Labor losses from heat exposure are spatially variable, with several countries in Southwest Asia, South Asia, and Africa that already experience per-capita, 12-h workday labor losses > 200 h/person/year. Qatar and Bahrain show the worst impacts, with >300 h/person/year labor losses (Fig. 5a). In the coolest hour of the day, Qatar and Bahrain are still the most impacted by heat exposure (15 h/person/year lost), followed by several island and coastal nations in the western Pacific, which show losses >10 h/person/year at this coolest hour (Supplementary Fig. 11). When we overlay per-capita labor losses on the working-age population in heavy outdoor labor (Methods), we find that countries with large populations in South and East Asia experience the most work hours lost, both in the coolest hours (not shown) and in the full workday (Fig. 6a), with India showing the largest heat exposure impacts on heavy labor (>101 billion hours lost/year), despite its modest average per-capita labor losses (162 lost hours/person/year). Large population-weighted labor losses (>10 billion hours/year) in other countries such as Pakistan, Bangladesh, and China are driven by a combination of large working-age populations, seasonal heat exposure, and large fractions of the population that work in agriculture and construction industries (Supplementary Fig. 12). Under future warming, India, China, Pakistan, and Indonesia experience the largest population-weighted labor losses (Fig. 6b–d) and associated economic productivity impacts (Supplementary Fig. 13), despite having lower national-average per-capita losses than other countries with smaller populations in Southeast Asia and tropical Africa (Fig. 5b–d). Bangladesh is a notable exception as it shows large per-capita as well as population-weighted labor losses currently and with warming.

Fig. 5

Countries with the highest per-capita labor losses from heat exposure.

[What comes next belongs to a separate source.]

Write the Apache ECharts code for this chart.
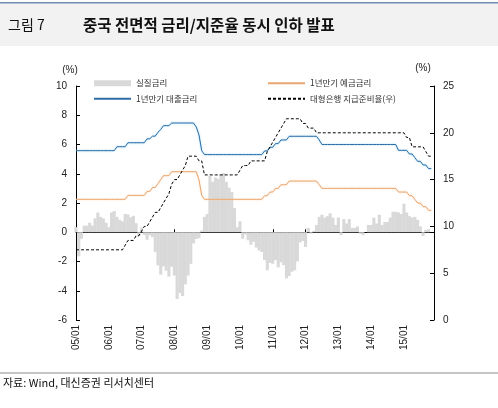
<!DOCTYPE html>
<html>
<head>
<meta charset="utf-8">
<script src="https://cdn.jsdelivr.net/npm/echarts@6.0.0/dist/echarts.min.js"></script>
<style>
  html, body { margin: 0; padding: 0; background: #fff; }
  #chart { width: 498px; height: 408px; }
</style>
</head>
<body>
<div id="chart"></div>
<script>
// 월별 데이터: 2005/01 ~ 2015/11 (2015/12 는 빈칸)
var years = ['05','06','07','08','09','10','11','12','13','14','15'];
var months = ['01','02','03','04','05','06','07','08','09','10','11','12'];

// 실질금리 (1년 예금금리 - CPI)
var realRate = [
  0.35, -1.65, -0.45, 0.45, 0.45, 0.65, 0.45, 0.95, 1.35, 1.05, 0.95, 0.65,
  0.35, 1.35, 1.45, 1.05, 0.85, 0.75, 1.25, 1.22, 1.02, 1.12, 0.62, -0.28,
  0.32, -0.18, -0.51, -0.21, -0.34, -1.34, -2.27, -2.90, -2.33, -2.63, -3.03, -2.36,
  -2.96, -4.56, -4.16, -4.36, -3.56, -2.96, -2.16, -0.76, -0.46, -0.40, 0.12, 1.05,
  1.25, 3.85, 3.45, 3.75, 3.65, 3.95, 4.05, 3.45, 3.05, 2.75, 1.65, 0.35,
  0.75, -0.45, -0.15, -0.55, -0.85, -0.65, -1.05, -1.25, -1.35, -1.90, -2.60, -2.10,
  -2.15, -1.90, -2.40, -2.05, -2.25, -3.15, -3.00, -2.70, -2.60, -2.00, -0.70, -0.60,
  -1.00, 0.30, -0.10, 0.10, 0.50, 1.05, 1.20, 1.00, 1.10, 1.30, 1.00, 0.50,
  1.00, -0.20, 0.90, 0.60, 0.90, 0.30, 0.30, 0.40, -0.10, -0.20, 0.00, 0.50,
  0.50, 1.00, 0.60, 1.20, 0.50, 0.70, 0.70, 1.00, 1.40, 1.40, 1.35, 1.25,
  1.95, 1.35, 1.10, 1.00, 1.05, 0.85, 0.40, -0.25, 0.15, 0.20, 0.00, null
];

// 1년만기 대출금리
var lendRate = [
  5.58, 5.58, 5.58, 5.58, 5.58, 5.58, 5.58, 5.58, 5.58, 5.58, 5.58, 5.58,
  5.58, 5.58, 5.58, 5.85, 5.85, 5.85, 5.85, 6.12, 6.12, 6.12, 6.12, 6.12,
  6.12, 6.12, 6.39, 6.39, 6.57, 6.57, 6.84, 7.02, 7.29, 7.29, 7.29, 7.47,
  7.47, 7.47, 7.47, 7.47, 7.47, 7.47, 7.47, 7.47, 7.20, 6.66, 5.58, 5.31,
  5.31, 5.31, 5.31, 5.31, 5.31, 5.31, 5.31, 5.31, 5.31, 5.31, 5.31, 5.31,
  5.31, 5.31, 5.31, 5.31, 5.31, 5.31, 5.31, 5.31, 5.31, 5.56, 5.56, 5.81,
  5.81, 6.06, 6.06, 6.31, 6.31, 6.31, 6.56, 6.56, 6.56, 6.56, 6.56, 6.56,
  6.56, 6.56, 6.56, 6.56, 6.56, 6.31, 6.00, 6.00, 6.00, 6.00, 6.00, 6.00,
  6.00, 6.00, 6.00, 6.00, 6.00, 6.00, 6.00, 6.00, 6.00, 6.00, 6.00, 6.00,
  6.00, 6.00, 6.00, 6.00, 6.00, 6.00, 6.00, 6.00, 6.00, 6.00, 5.60, 5.60,
  5.60, 5.60, 5.35, 5.35, 5.10, 4.85, 4.85, 4.60, 4.60, 4.35, 4.35, null
];

// 1년만기 예금금리
var depoRate = [
  2.25, 2.25, 2.25, 2.25, 2.25, 2.25, 2.25, 2.25, 2.25, 2.25, 2.25, 2.25,
  2.25, 2.25, 2.25, 2.25, 2.25, 2.25, 2.25, 2.52, 2.52, 2.52, 2.52, 2.52,
  2.52, 2.52, 2.79, 2.79, 3.06, 3.06, 3.33, 3.60, 3.87, 3.87, 3.87, 4.14,
  4.14, 4.14, 4.14, 4.14, 4.14, 4.14, 4.14, 4.14, 4.14, 3.60, 2.52, 2.25,
  2.25, 2.25, 2.25, 2.25, 2.25, 2.25, 2.25, 2.25, 2.25, 2.25, 2.25, 2.25,
  2.25, 2.25, 2.25, 2.25, 2.25, 2.25, 2.25, 2.25, 2.25, 2.50, 2.50, 2.75,
  2.75, 3.00, 3.00, 3.25, 3.25, 3.25, 3.50, 3.50, 3.50, 3.50, 3.50, 3.50,
  3.50, 3.50, 3.50, 3.50, 3.50, 3.25, 3.00, 3.00, 3.00, 3.00, 3.00, 3.00,
  3.00, 3.00, 3.00, 3.00, 3.00, 3.00, 3.00, 3.00, 3.00, 3.00, 3.00, 3.00,
  3.00, 3.00, 3.00, 3.00, 3.00, 3.00, 3.00, 3.00, 3.00, 3.00, 2.75, 2.75,
  2.75, 2.75, 2.50, 2.50, 2.25, 2.00, 2.00, 1.75, 1.75, 1.50, 1.50, null
];

// 대형은행 지급준비율 (우축)
var reserveRatio = [
  7.5, 7.5, 7.5, 7.5, 7.5, 7.5, 7.5, 7.5, 7.5, 7.5, 7.5, 7.5,
  7.5, 7.5, 7.5, 7.5, 7.5, 7.5, 8.0, 8.5, 8.5, 8.5, 9.0, 9.0,
  9.5, 10.0, 10.0, 10.5, 11.0, 11.5, 11.5, 12.0, 12.5, 13.0, 13.5, 14.5,
  15.0, 15.0, 15.5, 16.0, 16.5, 17.5, 17.5, 17.5, 17.5, 17.0, 17.0, 15.5,
  15.5, 15.5, 15.5, 15.5, 15.5, 15.5, 15.5, 15.5, 15.5, 15.5, 15.5, 15.5,
  16.0, 16.5, 16.5, 16.5, 17.0, 17.0, 17.0, 17.0, 17.0, 17.0, 18.0, 18.5,
  19.0, 19.5, 20.0, 20.5, 21.0, 21.5, 21.5, 21.5, 21.5, 21.5, 21.5, 21.0,
  21.0, 20.5, 20.5, 20.5, 20.0, 20.0, 20.0, 20.0, 20.0, 20.0, 20.0, 20.0,
  20.0, 20.0, 20.0, 20.0, 20.0, 20.0, 20.0, 20.0, 20.0, 20.0, 20.0, 20.0,
  20.0, 20.0, 20.0, 20.0, 20.0, 20.0, 20.0, 20.0, 20.0, 20.0, 20.0, 20.0,
  20.0, 19.5, 19.5, 18.5, 18.5, 18.5, 18.5, 18.5, 18.0, 17.5, 17.5, null
];

var categories = [];
for (var i = 0; i < years.length; i++) {
    for (var j = 0; j < months.length; j++) {
        categories.push(years[i] + '/' + months[j]);
    }
}

var KR = '"Noto Sans CJK KR", sans-serif';
var NUM = '"Liberation Sans", Arial, sans-serif';
var everyYear = function (idx) { return idx % 12 === 0; };
var noDot = { opacity: 0 };   // 범례 선 아이콘의 점 감추기

var chart = echarts.init(document.getElementById('chart'), null, { renderer: 'canvas' });

chart.setOption({
    animation: false,
    backgroundColor: '#fff',
    graphic: [
        // 상단 제목 띠
        { type: 'rect', left: 0, top: 3, shape: { width: 498, height: 43 }, style: { fill: '#f2f2f2' }, silent: true },
        { type: 'rect', left: 0, top: 2, shape: { width: 498, height: 1.5 }, style: { fill: '#6f8fb3' }, silent: true },
        { type: 'text', left: 8, top: 18, style: { text: '그림 7', font: '14px ' + KR, fill: '#111' } },
        { type: 'text', left: 83, top: 17, style: { text: '중국 전면적 금리/지준율 동시 인하 발표', font: 'bold 15.5px ' + KR, fill: '#111' } },
        // 하단 출처
        { type: 'rect', left: 0, top: 372.5, shape: { width: 498, height: 1 }, style: { fill: '#8c8c8c' }, silent: true },
        { type: 'text', left: 3, top: 377, style: { text: '자료: Wind, 대신증권 리서치센터', font: '11px ' + KR, fill: '#111' } }
    ],
    legend: [
        {
            left: 88, top: 74, orient: 'vertical', itemWidth: 37, itemHeight: 6, itemGap: 7,
            textStyle: { fontFamily: KR, fontSize: 8.5, color: '#333' },
            data: [
                { name: '실질금리', icon: 'rect' },
                { name: '1년만기 대출금리', itemStyle: noDot }
            ]
        },
        {
            left: 262, top: 74, orient: 'vertical', itemWidth: 37, itemHeight: 6, itemGap: 7,
            textStyle: { fontFamily: KR, fontSize: 8.5, color: '#333' },
            data: [
                { name: '1년만기 예금금리', itemStyle: noDot },
                { name: '대형은행 지급준비율(우)', itemStyle: noDot }
            ]
        }
    ],
    grid: { left: 76, right: 64, top: 86, bottom: 88, containLabel: false },
    xAxis: [
        {
            type: 'category', data: categories, boundaryGap: false,
            axisLine: { onZero: true, lineStyle: { color: '#000', width: 1 } },
            axisTick: { inside: true, length: 3, interval: everyYear, lineStyle: { color: '#000' } },
            axisLabel: { show: false },
            splitLine: { show: false }
        },
        {
            type: 'category', data: categories, boundaryGap: false, position: 'bottom',
            axisLine: { show: false, onZero: false },
            axisTick: { show: false },
            axisLabel: {
                interval: everyYear, rotate: 90, margin: 5,
                fontFamily: NUM, fontSize: 10, color: '#222'
            }
        }
    ],
    yAxis: [
        {
            type: 'value', min: -6, max: 10, interval: 2,
            name: '(%)', nameGap: 11,
            nameTextStyle: { fontFamily: NUM, fontSize: 10, color: '#222', padding: [0, 12, 0, 0] },
            axisLine: { show: true, lineStyle: { color: '#000', width: 1 } },
            axisTick: { show: true, inside: true, length: 4, lineStyle: { color: '#000' } },
            axisLabel: { fontFamily: NUM, fontSize: 10, color: '#222', margin: 9 },
            splitLine: { show: false }
        },
        {
            type: 'value', min: 0, max: 25, interval: 5, position: 'right',
            name: '(%)', nameGap: 13,
            nameTextStyle: { fontFamily: NUM, fontSize: 10, color: '#222', padding: [0, 22, 0, 0] },
            axisLine: { show: true, lineStyle: { color: '#000', width: 1 } },
            axisTick: { show: true, inside: true, length: 4, lineStyle: { color: '#000' } },
            axisLabel: { fontFamily: NUM, fontSize: 10, color: '#222', margin: 9 },
            splitLine: { show: false }
        }
    ],
    series: [
        {
            name: '실질금리', type: 'bar', data: realRate,
            xAxisIndex: 0, yAxisIndex: 0,
            barWidth: 3.1,
            itemStyle: { color: '#d9d9d9' },
            z: 1
        },
        {
            name: '1년만기 예금금리', type: 'line', data: depoRate,
            xAxisIndex: 0, yAxisIndex: 0, symbol: 'none',
            lineStyle: { color: '#eba66f', width: 1, shadowColor: 'rgba(248,210,175,0.9)', shadowBlur: 2 },
            itemStyle: { color: '#eba66f' },
            z: 3
        },
        {
            name: '1년만기 대출금리', type: 'line', data: lendRate,
            xAxisIndex: 0, yAxisIndex: 0, symbol: 'none',
            lineStyle: { color: '#2d6ca6', width: 1, shadowColor: 'rgba(130,205,240,0.9)', shadowBlur: 2 },
            itemStyle: { color: '#2d6ca6' },
            z: 3
        },
        {
            name: '대형은행 지급준비율(우)', type: 'line', data: reserveRatio,
            xAxisIndex: 0, yAxisIndex: 1, symbol: 'none',
            lineStyle: { color: '#000', width: 1, type: [3, 2] },
            itemStyle: { color: '#000' },
            z: 4
        }
    ]
});
</script>
</body>
</html>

The ten countries with the most per-capita labor losses in the 12-h workday in heavy labor due to heat exposure in the present (a 2001-2020 mean), and with +1 °C, +2 °C, and +4 °C of additional global warming (b–d, Global ΔT). The global mean of labor lost (average of 163 countries with available data; Supplementary Table 1) is shown above each plot, the numbers around the center of the circle show individual losses per country, and the thickness of the circle increases as the global mean of labor lost increases with warming. All units are in hours/person/year.

Fig. 6

Countries with the most population-weighted labor losses from heat exposure.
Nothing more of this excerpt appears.